Learning and memory processes challenge the neuronal network in the brain to be highly plastic during embryonic development until high ages. The cellular processes involved in LTP and LTD are widely investigated but already from the beginning on additional modulators of plasticity were found. One potential candidate for modulating plasticity is the endocannabinoid receptor 1 (CB1R). Indeed, strong evidence exists for its influence on behavior, anxiety, short-term plasticity and long-term plasticity. Using two different mouse lines lacking the CB1R on either glutamatergic or GABAergic axon terminals in the hippocampus, I was able to show the influence of the CB1R on functional synaptic plasticity in the hippocampal neuronal network. My findings support the ambivalent character of the endocannabinoid system demonstrated in previous experiments by revealing increased LTP in animals deficient of the CB1R in glutamatergic neurons, and, in contrast to this a decreased LTP in animals deficient of the CB1R in GABAergic neurons.
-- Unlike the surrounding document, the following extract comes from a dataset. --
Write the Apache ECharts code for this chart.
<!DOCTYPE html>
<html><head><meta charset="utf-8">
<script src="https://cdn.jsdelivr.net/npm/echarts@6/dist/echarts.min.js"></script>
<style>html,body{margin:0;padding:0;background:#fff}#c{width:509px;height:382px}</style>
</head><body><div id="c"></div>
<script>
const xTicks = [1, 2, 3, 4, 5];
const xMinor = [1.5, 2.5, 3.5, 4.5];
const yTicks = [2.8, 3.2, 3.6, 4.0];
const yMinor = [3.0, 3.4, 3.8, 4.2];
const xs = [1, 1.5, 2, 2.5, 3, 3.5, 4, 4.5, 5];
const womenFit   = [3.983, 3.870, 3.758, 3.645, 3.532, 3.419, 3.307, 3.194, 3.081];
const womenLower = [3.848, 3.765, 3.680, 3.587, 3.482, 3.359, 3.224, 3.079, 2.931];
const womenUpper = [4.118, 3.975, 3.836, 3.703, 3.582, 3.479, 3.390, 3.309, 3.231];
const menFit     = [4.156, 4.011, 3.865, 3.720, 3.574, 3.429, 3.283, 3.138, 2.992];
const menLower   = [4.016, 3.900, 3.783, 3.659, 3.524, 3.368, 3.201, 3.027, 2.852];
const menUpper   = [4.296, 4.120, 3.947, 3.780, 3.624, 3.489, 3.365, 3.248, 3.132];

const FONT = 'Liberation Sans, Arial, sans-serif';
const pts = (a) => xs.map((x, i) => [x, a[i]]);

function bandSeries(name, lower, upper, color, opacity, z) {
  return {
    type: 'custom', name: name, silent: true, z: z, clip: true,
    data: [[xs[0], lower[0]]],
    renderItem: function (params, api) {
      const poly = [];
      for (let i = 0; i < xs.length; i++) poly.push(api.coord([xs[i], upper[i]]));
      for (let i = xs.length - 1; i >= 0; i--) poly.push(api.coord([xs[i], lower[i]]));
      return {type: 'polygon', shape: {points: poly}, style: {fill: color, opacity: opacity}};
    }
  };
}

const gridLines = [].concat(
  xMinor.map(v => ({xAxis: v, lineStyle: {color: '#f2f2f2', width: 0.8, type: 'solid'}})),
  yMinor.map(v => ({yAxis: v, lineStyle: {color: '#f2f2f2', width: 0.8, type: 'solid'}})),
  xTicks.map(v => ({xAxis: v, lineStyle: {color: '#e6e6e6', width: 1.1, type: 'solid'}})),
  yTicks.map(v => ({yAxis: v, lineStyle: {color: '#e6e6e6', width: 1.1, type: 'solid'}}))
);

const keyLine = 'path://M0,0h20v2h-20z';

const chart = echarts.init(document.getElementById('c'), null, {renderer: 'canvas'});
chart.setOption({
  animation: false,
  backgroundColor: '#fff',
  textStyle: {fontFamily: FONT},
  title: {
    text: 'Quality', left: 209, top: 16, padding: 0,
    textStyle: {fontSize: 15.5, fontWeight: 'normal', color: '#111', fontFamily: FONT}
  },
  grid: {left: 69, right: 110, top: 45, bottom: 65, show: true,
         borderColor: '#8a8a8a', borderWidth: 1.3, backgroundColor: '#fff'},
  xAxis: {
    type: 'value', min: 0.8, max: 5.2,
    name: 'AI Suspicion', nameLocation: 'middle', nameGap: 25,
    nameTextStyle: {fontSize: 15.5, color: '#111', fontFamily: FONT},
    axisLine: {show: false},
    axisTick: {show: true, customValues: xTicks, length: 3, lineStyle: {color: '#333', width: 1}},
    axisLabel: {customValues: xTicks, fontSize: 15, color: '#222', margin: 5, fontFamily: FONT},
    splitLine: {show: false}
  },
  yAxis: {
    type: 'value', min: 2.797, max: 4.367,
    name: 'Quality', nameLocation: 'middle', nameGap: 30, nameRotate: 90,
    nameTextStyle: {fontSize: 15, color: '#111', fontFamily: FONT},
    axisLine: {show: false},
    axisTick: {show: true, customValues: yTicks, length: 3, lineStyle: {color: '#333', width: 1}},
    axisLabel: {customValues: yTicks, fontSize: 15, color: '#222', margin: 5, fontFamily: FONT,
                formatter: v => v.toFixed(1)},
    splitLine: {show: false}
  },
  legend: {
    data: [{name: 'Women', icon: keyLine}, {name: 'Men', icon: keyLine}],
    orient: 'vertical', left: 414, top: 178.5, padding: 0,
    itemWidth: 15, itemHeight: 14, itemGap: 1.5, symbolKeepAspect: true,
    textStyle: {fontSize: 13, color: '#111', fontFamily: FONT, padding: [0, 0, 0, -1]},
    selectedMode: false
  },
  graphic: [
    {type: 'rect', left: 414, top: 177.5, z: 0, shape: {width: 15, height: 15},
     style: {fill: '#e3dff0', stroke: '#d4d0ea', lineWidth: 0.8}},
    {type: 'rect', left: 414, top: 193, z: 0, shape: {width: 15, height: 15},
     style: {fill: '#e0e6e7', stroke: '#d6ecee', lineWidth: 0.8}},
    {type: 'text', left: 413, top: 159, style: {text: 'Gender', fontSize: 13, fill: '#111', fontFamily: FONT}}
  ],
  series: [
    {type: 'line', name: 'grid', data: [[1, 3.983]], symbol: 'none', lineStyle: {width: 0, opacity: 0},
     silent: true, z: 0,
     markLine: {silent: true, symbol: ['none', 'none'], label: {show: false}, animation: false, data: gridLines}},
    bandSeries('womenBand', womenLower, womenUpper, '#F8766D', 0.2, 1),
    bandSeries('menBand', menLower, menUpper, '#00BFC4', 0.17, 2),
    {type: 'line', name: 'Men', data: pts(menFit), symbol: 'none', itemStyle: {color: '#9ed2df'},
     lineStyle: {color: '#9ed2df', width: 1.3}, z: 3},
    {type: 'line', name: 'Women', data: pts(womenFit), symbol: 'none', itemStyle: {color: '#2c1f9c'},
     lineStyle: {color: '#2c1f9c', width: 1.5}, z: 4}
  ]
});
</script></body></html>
In a second project the influence of synaptic plasticity and the potential predefined fate of transplanted ES-cell derived neurons (ESNs) on the final cell type were investigated during adult neurogenesis. A previous study elucidated maturation as well as integration of transplanted ESNs in organotypic hippocampal slices using a morphological approach. Thus, based on the same transplantation system the functional integration of ESNs into pre-existing circuits by electrophysiological experiments was investigated. I found that transplanted ESNs mature and integrate into the pre-existing neuronal network. Basically, ESNs showed electrophysiological qualities of neighboring intrinsic pyramidal neurons. Moreover, I was able to provide evidence for electrical connections between the ESNs and intrinsic cells as well as AMPAR but the absence of NMDAR mediated currents in ESNs of the hippocampal CA3 region throughout stimulation in the CA1 region.